Reducing carbon footprint

Energy-efficient manufacturing processes

1. Optimising Production Line Efficiency: Manufacturers are increasingly adopting energy-efficient technologies in their production lines. This includes using advanced machinery that requires less energy to operate and implementing process improvements that minimize energy waste.
2. Heat Recovery Systems: Many insulation materials require high-temperature processes. By installing heat recovery systems, manufacturers can capture and reuse heat that would otherwise be wasted, significantly reducing energy consumption.

Use of renewable energy sources

1. Solar and Wind Power: More factories are transitioning to renewable energy sources like solar and wind power for their energy needs. This shift not only reduces carbon emissions but also lessens the dependency on fossil fuels.
2. Biomass Energy: In some cases, manufacturers are using biomass boilers, which burn organic waste materials, to generate energy for production processes. Biomass is considered a renewable source of energy and can help reduce carbon emissions compared to traditional fossil fuels.

Sustainable material sourcing

1. Locally Sourced Materials: Using locally sourced materials can significantly reduce the carbon footprint associated with transportation. Manufacturers are increasingly favouring local suppliers, which also supports local economies.
2. Sustainable Raw Material Selection: Choosing raw materials that are sustainably harvested or produced can greatly reduce the environmental impact. For example, using wood from responsibly managed forests or recycled materials lessens the depletion of natural resources.

Reducing waste and improving material efficiency

1. Recycling Production Waste: Many manufacturers are now recycling waste generated during the production process. This not only reduces the amount of waste sent to landfills but also conserves resources by reusing materials.
2. Lean Manufacturing Principles: Implementing lean manufacturing principles helps in minimizing waste during production.

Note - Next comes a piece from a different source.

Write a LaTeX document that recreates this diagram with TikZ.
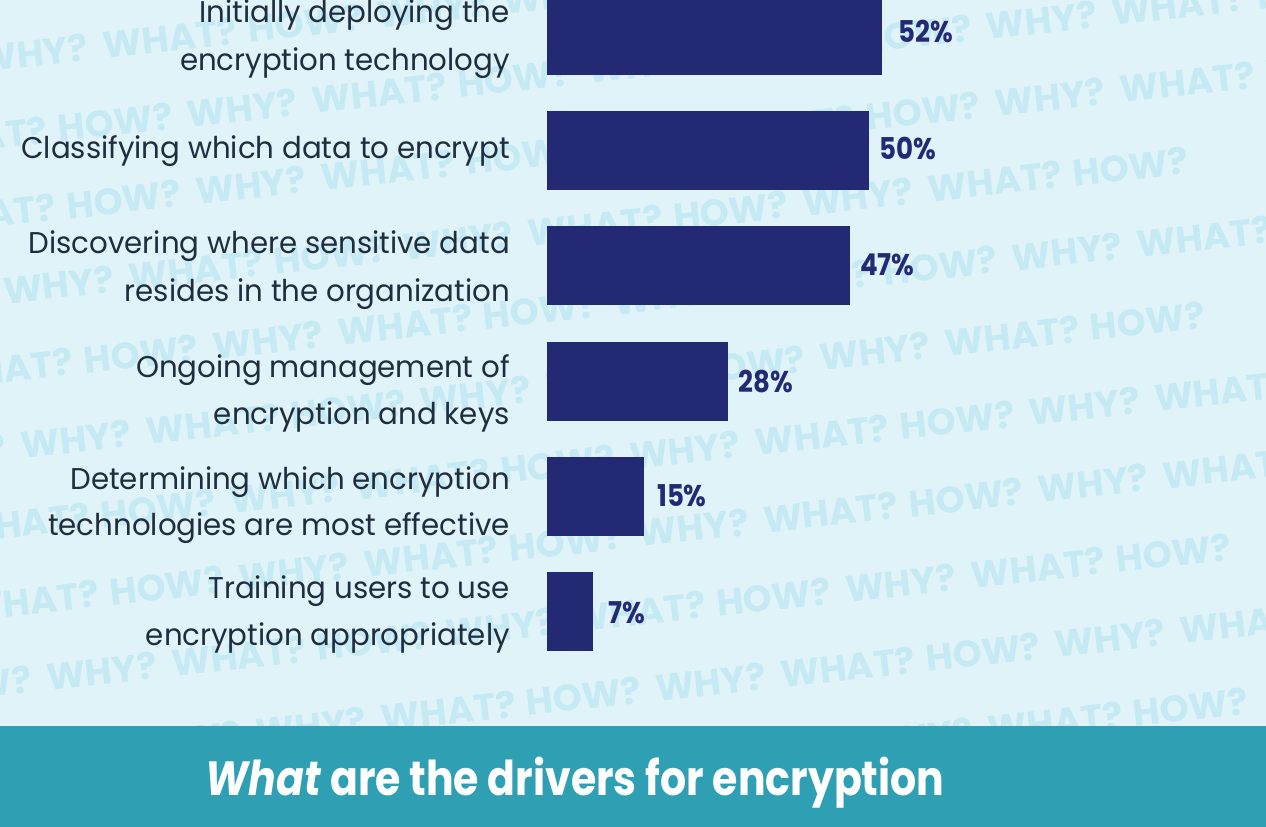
\documentclass[tikz,border=0pt]{standalone}
\usepackage{fontspec}
\setmainfont{Poppins}
\newfontfamily\narrowfont{Poppins}[FakeStretch=0.87]
\newfontfamily\titlefont{Poppins}[FakeStretch=0.855]
\newfontfamily\labelfont{Poppins}[FakeStretch=0.975]
\definecolor{bgc}{HTML}{E0F3F9}
\definecolor{wmc}{HTML}{C6EAF3}
\definecolor{barc}{HTML}{232A73}
\definecolor{txtc}{HTML}{1F2D3E}
\definecolor{banc}{HTML}{2FA0B3}
\newcommand\wmper{\makebox[126pt][l]{WHY?}\makebox[146pt][l]{WHAT?}\makebox[130pt][l]{HOW?}}
\tikzset{
  bar/.style={fill=barc, inner sep=0pt, minimum height=79pt, anchor=west},
  lbl/.style={text=txtc, inner sep=0pt, anchor=base east, font=\labelfont\fontsize{30}{36}\selectfont},
  pct/.style={text=barc, inner sep=0pt, anchor=base west, font=\narrowfont\bfseries\fontsize{30}{36}\selectfont},
  wm/.style={text=wmc, inner sep=0pt, anchor=base west, rotate=6.3, font=\bfseries\fontsize{37}{37}\selectfont},
}
\begin{document}
\begin{tikzpicture}[x=1pt,y=-1pt]
\useasboundingbox (0,0) rectangle (1266,827);
\fill[bgc] (0,0) rectangle (1266,827);
% watermark
\begin{scope}
\clip (0,0) rectangle (1266,726);
\foreach \k/\xs/\n in {-1/-420.4/4, 0/-211/5, 1/-202.4/5, 2/-394.6/4, 3/-185.2/5, 4/-377.4/4, 5/-168/5, 6/-159.4/5, 7/-351.6/4, 8/-142.2/5, 9/-334.4/4}{
  \pgfmathsetmacro\yy{148.4+78.2*\k-0.1104*\xs}
  \node[wm] (wm\k) at (\xs,\yy) {\foreach \r in {1,...,\n}{\wmper}};
}
\end{scope}
% bars
\node[bar, minimum width=335pt] (bar1) at (547,35) {};
\node[bar, minimum width=322pt] (bar2) at (547,150.5) {};
\node[bar, minimum width=303pt] (bar3) at (547,265.5) {};
\node[bar, minimum width=181pt] (bar4) at (547,381.5) {};
\node[bar, minimum width=97pt] (bar5) at (547,496.5) {};
\node[bar, minimum width=46pt] (bar6) at (547,611.5) {};
% percentages
\node[pct] (p1) at (898,42) {52\%};
\node[pct] (p2) at (879,159) {50\%};
\node[pct] (p3) at (860,275) {47\%};
\node[pct] (p4) at (738,392) {28\%};
\node[pct] (p5) at (657,506) {15\%};
\node[pct] (p6) at (608,623) {7\%};
% labels
\node[lbl] (l1a) at (510,23) {Initially deploying the};
\node[lbl] (l1b) at (510,70) {encryption technology};
\node[lbl] (l2) at (510,158) {Classifying which data to encrypt};
\node[lbl] (l3a) at (510,253) {Discovering where sensitive data};
\node[lbl] (l3b) at (510,301) {resides in the organization};
\node[lbl] (l4a) at (510,377) {Ongoing management of};
\node[lbl] (l4b) at (510,424) {encryption and keys};
\node[lbl] (l5a) at (510,489) {Determining which encryption};
\node[lbl] (l5b) at (510,535) {technologies are most effective};
\node[lbl] (l6a) at (510,598) {Training users to use};
\node[lbl] (l6b) at (510,645) {encryption appropriately};
% banner
\node[fill=banc, inner sep=0pt, minimum width=1266pt, minimum height=101pt, anchor=north west] (banner) at (0,726) {};
\node[text=white, inner sep=0pt, anchor=base, font=\titlefont\bfseries\fontsize{48}{48}\selectfont] (title) at (575,795) {\textit{What} are the drivers for encryption};
\end{tikzpicture}
\end{document}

This includes optimizing material usage and reducing excess inventory, leading to a more efficient and eco-friendly manufacturing process.

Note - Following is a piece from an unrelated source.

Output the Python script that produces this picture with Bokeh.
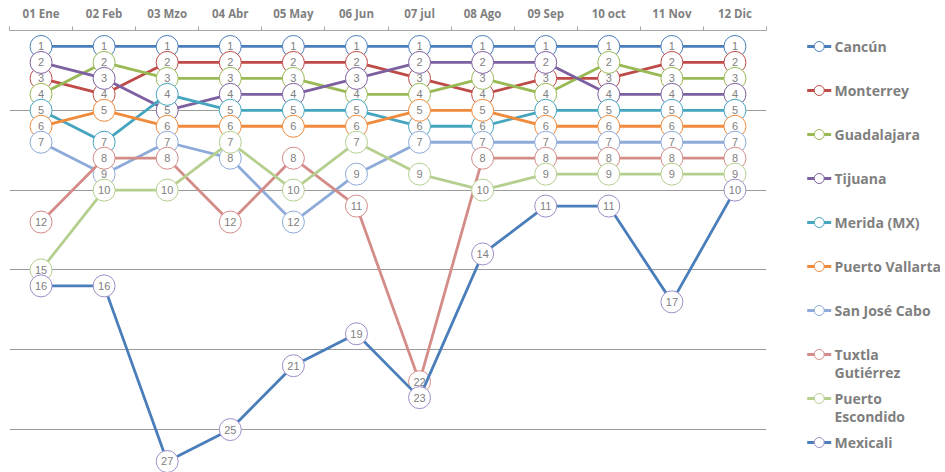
from bokeh.plotting import figure
from bokeh.models import Range1d, FixedTicker
from bokeh.layouts import row
from bokeh.core.properties import value
from bokeh.embed import file_html
from bokeh.resources import INLINE

months = ["01 Ene", "02 Feb", "03 Mzo", "04 Abr", "05 May", "06 Jun",
          "07 jul", "08 Ago", "09 Sep", "10 oct", "11 Nov", "12 Dic"]

names = ["Cancún", "Monterrey", "Guadalajara", "Tijuana", "Merida (MX)",
         "Puerto Vallarta", "San José Cabo", "Tuxtla\nGutiérrez",
         "Puerto\nEscondido", "Mexicali"]

cancun = [1, 1, 1, 1, 1, 1, 1, 1, 1, 1, 1, 1]
monterrey = [3, 4, 2, 2, 2, 2, 3, 4, 3, 3, 2, 2]
guadalajara = [4, 2, 3, 3, 3, 4, 4, 3, 4, 2, 3, 3]
tijuana = [2, 3, 5, 4, 4, 3, 2, 2, 2, 4, 4, 4]
merida = [5, 7, 4, 5, 5, 5, 6, 6, 5, 5, 5, 5]
vallarta = [6, 5, 6, 6, 6, 6, 5, 5, 6, 6, 6, 6]
sanjose = [7, 9, 7, 8, 12, 9, 7, 7, 7, 7, 7, 7]
tuxtla = [12, 8, 8, 12, 8, 11, 22, 8, 8, 8, 8, 8]
escondido = [15, 10, 10, 7, 10, 7, 9, 10, 9, 9, 9, 9]
mexicali = [16, 16, 27, 25, 21, 19, 23, 14, 11, 11, 17, 10]

series = [cancun, monterrey, guadalajara, tijuana, merida,
          vallarta, sanjose, tuxtla, escondido, mexicali]

line_colors = ["#4a7ebb", "#be4b48", "#98b954", "#7d60a0", "#45a5be",
               "#f08a3c", "#8eaad8", "#d48c89", "#b5cf8f", "#4a7ebb"]
marker_colors = ["#4a7ebb", "#be4b48", "#98b954", "#7d60a0", "#45a5be",
                 "#f08a3c", "#8eaad8", "#d48c89", "#b5cf8f", "#9d8ec7"]

x = list(range(len(months)))
grid_ranks = [5, 10, 15, 20, 25]

p = figure(width=790, height=472, output_backend="svg", toolbar_location=None,
           x_range=Range1d(-0.5, 11.5), y_range=Range1d(27.69, 0),
           x_axis_location="above", min_border_left=9, min_border_right=24,
           min_border_top=30, min_border_bottom=0)
p.outline_line_color = None
p.background_fill_color = "white"
p.border_fill_color = "white"

ax = p.xaxis[0]
ax.ticker = FixedTicker(ticks=x, minor_ticks=[i - 0.5 for i in range(13)])
ax.major_label_overrides = {i: m for i, m in enumerate(months)}
ax.major_tick_out = 0
ax.major_tick_in = 0
ax.minor_tick_out = 4
ax.minor_tick_in = 0
ax.minor_tick_line_color = "#a6a6a6"
ax.axis_line_color = "#a6a6a6"
ax.axis_line_width = 1.2
ax.major_label_text_font = "Open Sans"
ax.major_label_text_font_size = "11.5px"
ax.major_label_text_color = "#7f7f7f"
ax.major_label_text_font_style = "bold"
ax.major_label_standoff = 6

p.yaxis.visible = False
p.yaxis.ticker = FixedTicker(ticks=grid_ranks)
p.xgrid.visible = False
p.ygrid.ticker = FixedTicker(ticks=grid_ranks)
p.ygrid.grid_line_color = "#9a9a9a"
p.ygrid.grid_line_width = 1.2

for vals, lc, mc in zip(series, line_colors, marker_colors):
    p.line(x, vals, line_color=lc, line_width=2.8)
    p.scatter(x, vals, size=22, marker="circle", fill_color="white",
              line_color=mc, line_width=1)

for vals in series:
    p.text(x, vals, text=[str(v) for v in vals], text_align="center",
           text_baseline="middle", text_font=value("Liberation Sans"),
           text_font_size="11px", text_color="#808080")

# legend panel (coordinates in page pixels)
lg = figure(width=150, height=472, output_backend="svg", toolbar_location=None,
            x_range=Range1d(790, 940), y_range=Range1d(472, 30),
            x_axis_location=None, y_axis_location=None,
            min_border_left=0, min_border_right=0, min_border_top=30, min_border_bottom=0)
lg.outline_line_color = None
lg.grid.visible = False

for i, (name, lc, mc) in enumerate(zip(names, line_colors, marker_colors)):
    yy = 46 + 44 * i
    lg.line([806.7, 830.7], [yy, yy], line_color=lc, line_width=3)
    lg.scatter([818.7], [yy], size=10, marker="circle", fill_color="white",
               line_color=mc, line_width=1)
    for j, part in enumerate(name.split("\n")):
        lg.text([834], [yy + 18 * j], text=[part], text_align="left",
                text_baseline="middle", text_font=value("Open Sans"),
                text_font_size="14px", text_color="#7f7f7f",
                text_font_style="bold")

layout = row(p, lg)
open("out.html", "w").write(file_html(layout, INLINE))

Transportation and logistics

1. Efficient Distribution Networks: Optimizing transportation routes and logistics can significantly lower the carbon emissions associated with delivering EWI products to the market. This includes using fuel-efficient vehicles and consolidating shipments to minimize trips.
2. Electric and Low-Emission Vehicles: Some manufacturers are investing in electric or low-emission vehicles for transportation needs, further reducing their carbon footprint.

Enhancing durability and performance

Sustainability is not just about the materials and production processes; it’s also about the longevity and performance of the EWI. Durable materials that don’t require frequent replacement reduce waste and the need for additional resources over time. Furthermore, advanced EWI systems that offer better thermal performance contribute to reducing energy consumption in buildings, which is a significant factor in their overall environmental impact.

Life Cycle Assessment and sustainability

A comprehensive approach to sustainability involves evaluating the entire life cycle of EWI products. This means examining the environmental impact from the extraction of raw materials to the production process, transportation, installation, lifespan, and eventual disposal or recycling. A life cycle assessment helps in understanding the overall environmental footprint and in making informed decisions to reduce it.

Promoting green building certifications

EWI plays a vital role in helping buildings achieve green certifications like LEED or BREEAM. These certifications have stringent criteria for energy efficiency and environmental impact, and sustainable EWI systems can contribute significantly to meeting these standards.